Supplied material:
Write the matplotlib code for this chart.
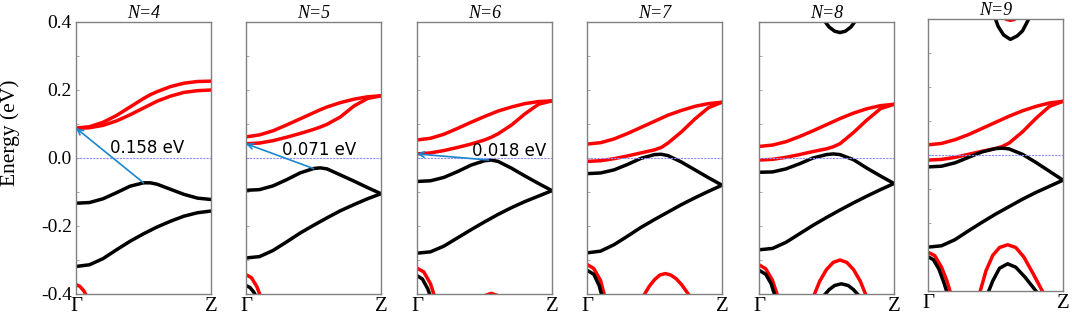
import matplotlib
matplotlib.use("Agg")
import matplotlib.pyplot as plt

plt.rcParams["font.family"] = ["Liberation Serif", "DejaVu Serif"]

# k path from Gamma (0) to Z (1)
k_path = [0, .1, .2, .3, .4, .5, .55, .6, .7, .8, .9, 1.0]
panel_titles = ["N=4", "N=5", "N=6", "N=7", "N=8", "N=9"]

# conduction bands (red), upper and lower branch, one row per panel
cb_upper = [
    [0.088, 0.092, 0.105, 0.125, 0.150, 0.175, 0.186, 0.195, 0.210, 0.220, 0.225, 0.226],
    [0.062, 0.068, 0.080, 0.097, 0.115, 0.133, 0.142, 0.150, 0.163, 0.173, 0.180, 0.183],
    [0.053, 0.058, 0.070, 0.087, 0.105, 0.122, 0.130, 0.138, 0.150, 0.160, 0.166, 0.168],
    [0.041, 0.045, 0.056, 0.072, 0.090, 0.108, 0.117, 0.126, 0.140, 0.152, 0.160, 0.164],
    [0.034, 0.038, 0.048, 0.063, 0.080, 0.098, 0.107, 0.116, 0.132, 0.145, 0.154, 0.158],
    [0.030, 0.034, 0.045, 0.060, 0.078, 0.096, 0.105, 0.114, 0.130, 0.143, 0.153, 0.158],
]
cb_lower = [
    [0.087, 0.089, 0.096, 0.109, 0.127, 0.147, 0.157, 0.167, 0.182, 0.193, 0.198, 0.200],
    [0.042, 0.044, 0.051, 0.061, 0.072, 0.084, 0.091, 0.099, 0.121, 0.153, 0.175, 0.183],
    [0.012, 0.015, 0.022, 0.031, 0.041, 0.053, 0.061, 0.071, 0.097, 0.130, 0.158, 0.168],
    [-0.010, -0.008, -0.002, 0.006, 0.015, 0.024, 0.031, 0.044, 0.077, 0.115, 0.148, 0.164],
    [-0.006, -0.004, 0.002, 0.010, 0.019, 0.027, 0.033, 0.042, 0.075, 0.112, 0.145, 0.158],
    [-0.015, -0.013, -0.007, 0.002, 0.011, 0.019, 0.025, 0.035, 0.068, 0.108, 0.143, 0.158],
]
# valence bands (black)
vb_upper = [
    [-0.133, -0.131, -0.120, -0.102, -0.083, -0.073, -0.073, -0.077, -0.092, -0.107, -0.118, -0.122],
    [-0.095, -0.093, -0.082, -0.064, -0.044, -0.031, -0.029, -0.032, -0.050, -0.068, -0.087, -0.105],
    [-0.069, -0.067, -0.057, -0.040, -0.021, -0.008, -0.006, -0.010, -0.030, -0.053, -0.075, -0.096],
    [-0.046, -0.044, -0.035, -0.019, -0.001, 0.010, 0.011, 0.007, -0.012, -0.035, -0.058, -0.080],
    [-0.042, -0.041, -0.032, -0.017, 0.000, 0.010, 0.012, 0.010, -0.005, -0.030, -0.053, -0.075],
    [-0.035, -0.033, -0.023, -0.007, 0.009, 0.019, 0.020, 0.018, 0.002, -0.022, -0.048, -0.074],
]
vb_lower = [
    [-0.319, -0.314, -0.296, -0.270, -0.245, -0.223, -0.213, -0.203, -0.186, -0.171, -0.161, -0.156],
    [-0.294, -0.290, -0.272, -0.247, -0.221, -0.198, -0.187, -0.176, -0.155, -0.137, -0.120, -0.105],
    [-0.280, -0.276, -0.259, -0.235, -0.211, -0.188, -0.177, -0.166, -0.146, -0.128, -0.112, -0.096],
    [-0.279, -0.274, -0.255, -0.230, -0.204, -0.181, -0.170, -0.159, -0.137, -0.117, -0.098, -0.080],
    [-0.270, -0.266, -0.248, -0.223, -0.198, -0.175, -0.164, -0.153, -0.132, -0.112, -0.093, -0.075],
    [-0.271, -0.267, -0.249, -0.223, -0.198, -0.174, -0.163, -0.152, -0.130, -0.110, -0.092, -0.074],
]

# partial bands cut by the energy window: (panel, colour, k, E)
edge_bands = [
    (0, "red", [0, 0.03, 0.06, 0.09], [-0.372, -0.378, -0.392, -0.415]),
    (1, "red", [0, 0.04, 0.08, 0.12], [-0.343, -0.352, -0.378, -0.42]),
    (1, "black", [0, 0.03, 0.06, 0.09], [-0.375, -0.381, -0.396, -0.42]),
    (2, "red", [0, 0.05, 0.1, 0.14], [-0.324, -0.335, -0.37, -0.42]),
    (2, "black", [0, 0.04, 0.08, 0.11], [-0.346, -0.356, -0.385, -0.42]),
    (2, "red", [0.5, 0.55, 0.6], [-0.405, -0.398, -0.405]),
    (3, "red", [0, 0.05, 0.1, 0.14], [-0.313, -0.325, -0.36, -0.42]),
    (3, "black", [0, 0.05, 0.09, 0.12], [-0.33, -0.342, -0.375, -0.42]),
    (3, "red", [0.42, 0.46, 0.5, 0.54, 0.58, 0.62, 0.66, 0.7, 0.75],
     [-0.405, -0.378, -0.358, -0.344, -0.34, -0.344, -0.355, -0.372, -0.4]),
    (4, "black", [0.48, 0.52, 0.56, 0.6, 0.64, 0.68, 0.72],
     [0.406, 0.385, 0.373, 0.369, 0.373, 0.385, 0.406]),
    (4, "red", [0, 0.05, 0.1, 0.15], [-0.314, -0.326, -0.36, -0.42]),
    (4, "black", [0, 0.05, 0.09, 0.13], [-0.33, -0.342, -0.37, -0.42]),
    (4, "red", [0.4, 0.45, 0.5, 0.55, 0.6, 0.65, 0.7, 0.75, 0.8],
     [-0.411, -0.362, -0.328, -0.307, -0.30, -0.307, -0.328, -0.362, -0.411]),
    (4, "black", [0.48, 0.52, 0.56, 0.61, 0.66, 0.7, 0.74],
     [-0.405, -0.387, -0.375, -0.37, -0.375, -0.387, -0.405]),
    (5, "black", [0.49, 0.52, 0.56, 0.61, 0.66, 0.7, 0.75],
     [0.41, 0.378, 0.353, 0.34, 0.35, 0.365, 0.403]),
    (5, "red", [0.54, 0.58, 0.61, 0.64, 0.68], [0.41, 0.399, 0.396, 0.399, 0.41]),
    (5, "red", [0, 0.05, 0.1, 0.14, 0.17], [-0.286, -0.296, -0.33, -0.37, -0.41]),
    (5, "black", [0, 0.04, 0.08, 0.12, 0.145], [-0.299, -0.308, -0.335, -0.378, -0.41]),
    (5, "red", [0.38, 0.43, 0.48, 0.53, 0.59, 0.65, 0.71, 0.78, 0.86],
     [-0.41, -0.34, -0.295, -0.272, -0.264, -0.272, -0.3, -0.35, -0.41]),
    (5, "black", [0.44, 0.48, 0.53, 0.59, 0.65, 0.72, 0.8, 0.82],
     [-0.41, -0.37, -0.333, -0.32, -0.33, -0.36, -0.4, -0.41]),
]

# band gap arrows: (panel, k of VBM, E of VBM, E of CBM, label, label k, label E)
gap_arrows = [
    (0, 0.50, -0.073, 0.088, "0.158 eV", 0.25, 0.030),
    (1, 0.50, -0.031, 0.042, "0.071 eV", 0.265, 0.024),
    (2, 0.53, -0.006, 0.012, "0.018 eV", 0.41, 0.022),
]

W, H = 1072, 315
panel_left = [76, 246, 417, 587, 759, 928]
panel_shift = [0, 0, 0, 0, 0, 3]

fig = plt.figure(figsize=(W / 100, H / 100), dpi=100)
axes = []
for i, title in enumerate(panel_titles):
    ax = fig.add_axes([panel_left[i] / W, (21 + panel_shift[i]) / H, 135 / W, 272 / H])
    axes.append(ax)
    ax.plot(k_path, cb_upper[i], color="red", lw=2.5)
    ax.plot(k_path, cb_lower[i], color="red", lw=2.5)
    ax.plot(k_path, vb_upper[i], color="black", lw=2.5)
    ax.plot(k_path, vb_lower[i], color="black", lw=2.5)
    ax.axhline(0, color="#8c8cff", lw=0.8, ls=(0, (2, 1)))

    ax.set_xlim(0, 1)
    ax.set_ylim(-0.4, 0.4)
    ax.set_xticks([0, 1], ["Γ", "Z"])
    ax.tick_params(axis="x", length=0, pad=2, labelsize=15)
    ax.set_yticks([-0.4, -0.3, -0.2, -0.1, 0.0, 0.1, 0.2, 0.3, 0.4])
    ax.tick_params(axis="y", direction="in", length=2, width=0.6, color="#999999",
                   labelsize=14, pad=3)
    if i == 0:
        ax.set_yticklabels(["-0.4", "", "-0.2", "", "0.0", "", "0.2", "", "0.4"])
    else:
        ax.set_yticklabels([])
    for sp in ax.spines.values():
        sp.set_color("#808080")
        sp.set_linewidth(1.0)
    ax.set_title(title, style="italic", fontsize=13, pad=1)

for p, color, ks, es in edge_bands:
    axes[p].plot(ks, es, color=color, lw=2.5)

for p, kv, ev, ec, label, lk, le in gap_arrows:
    ax = axes[p]
    ax.annotate("", xy=(0.0, ec), xytext=(kv, ev),
                arrowprops=dict(arrowstyle="->", color="#1a86d0", lw=1.2,
                                shrinkA=0, shrinkB=0))
    ax.text(lk, le, label, fontsize=12, ha="left", va="center", color="black",
            family="DejaVu Sans")

fig.text(10 / W, 1 - 133 / H, "Energy (eV)", rotation=90, ha="center", va="center",
         fontsize=15.5)

fig.savefig("out.png", dpi=100)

Instructions for the task:
Some lines of the data above may hold the word "matplotlib"; report how many do, and nothing else.

Answer:
4